Dove Cameron and Aaron Tveit
Before Melissa and Josh embark on their camping journey that leads them to Schmigadoon, the audience learns that she's a musical theater fan. In an early scene, she watches Singin' in the Rain (arguably the mother of all musical films) while Josh slumbers. She becomes the guide to navigating life under Schmigadoon's rules (musical rules aren't hard if you know them) and often urges Josh to sing to get the answers he needs in that world.

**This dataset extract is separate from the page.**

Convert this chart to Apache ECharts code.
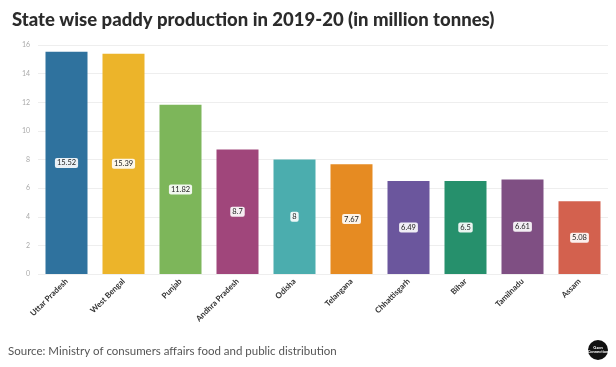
<!DOCTYPE html>
<html><head><meta charset="utf-8">
<script src="https://cdn.jsdelivr.net/npm/echarts@6/dist/echarts.min.js"></script>
<style>html,body{margin:0;padding:0;background:#fff;}#c{width:616px;height:367px;}</style>
</head><body><div id="c"></div>
<script>
const states = ["Uttar Pradesh","West Bengal","Punjab","Andhra Pradesh","Odisha","Telangana","Chhattisgarh","Bihar","Tamilnadu","Assam"];
const production = [15.52,15.39,11.82,8.7,8,7.67,6.49,6.5,6.61,5.08];
const colors = ["#2f729e","#ecb42a","#7db65a","#a0467b","#4badae","#e68b22","#6b569d","#26906c","#7f4f83","#d3614e"];
const yTicks = [0,2,4,6,8,10,12,14,16];

const chart = echarts.init(document.getElementById('c'));
chart.setOption({
  animation:false,
  title:{text:"State wise paddy production in 2019-20 (in million tonnes)",left:7,top:6,
    textStyle:{fontFamily:"Lato",fontWeight:900,fontSize:18.5,color:"#2b2b2b"}},
  graphic:[
    {type:'text',left:8,top:345,style:{text:"Source: Ministry of consumers affairs food and public distribution",font:"11.5px Lato",fill:"#555"}},
    {type:'circle',shape:{cx:598,cy:350,r:10},style:{fill:"#111"}},
    {type:'text',x:598,y:350,style:{text:"Gaon\nConnection",font:"bold 4px Lato",fill:"#fff",align:'center',verticalAlign:'middle'}}
  ],
  grid:{left:38,right:8,top:45,bottom:93},
  xAxis:{type:'category',data:states,
    axisLine:{show:false},axisTick:{show:false},
    axisLabel:{rotate:45,fontSize:8,fontWeight:'bold',color:"#333",fontFamily:"Lato",margin:6}},
  yAxis:{type:'value',min:0,max:16,interval:2,
    axisLabel:{fontSize:7,color:"#aaa",fontFamily:"Lato",margin:8,
      formatter:v=>yTicks.includes(v)?String(v):''},
    splitLine:{lineStyle:{color:"#eeeeee",width:1}}},
  series:[{type:'bar',barWidth:42,
    data:production.map((v,i)=>({value:v,itemStyle:{color:colors[i]}})),
    label:{show:true,position:'inside',fontSize:7.5,color:"#222",fontFamily:"Lato",
      backgroundColor:"rgba(255,255,255,0.9)",padding:[1,2],borderRadius:2}}]
});
</script></body></html>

Tony-nominated Tveit (Next to Normal, Catch Me if You Can, the big-screen Les Miserables) discusses Schmigadoon's lessons.
"It's a sneaky thing it [Schmigadoon] goes on, you realize that what they're actually doing is, as much as Cecily and Keegan's characters are learning from these people, these people, who are so sort-of single-minded and one-dimensional, by the end of this story, their lives change," Tveit says. "The themes of acceptance, all of these notions ... that we are at a moment where I hope we are recognizing these things in our society on a much bigger scale, the show is doing. It's reclaiming these stories that maybe weren't accepted at the time."
Alan Cumming as Mayor Menlove
Broadway veteran Harada shines in her deliciously tongue-in-cheek number in which she muses about her husband's "queer" demeanor. The Hawaii-born star of shows like Avenue Q and Cinderella says she's been lucky in her career to have enjoyed what she calls "color-aware" casting. The musical has long portrayed people of Asian descent through stereotypes. Look no further than South Pacific and The King and I. She's proud to be a part of Schmigadoon's rewriting of the musical.
Ann Harada
"This is the kind of work you want to be a part of. If anyone can criticize the American musical for anything, it's that we need to be more progressive and reflect the world more as it is than what it was," Harada says. "If Schmigadoon is doing that, that's taking it a step in the right direction. And it's exposing it to a wide array of people who would not otherwise get to see Broadway and who, in fact, might never have seen Broadway."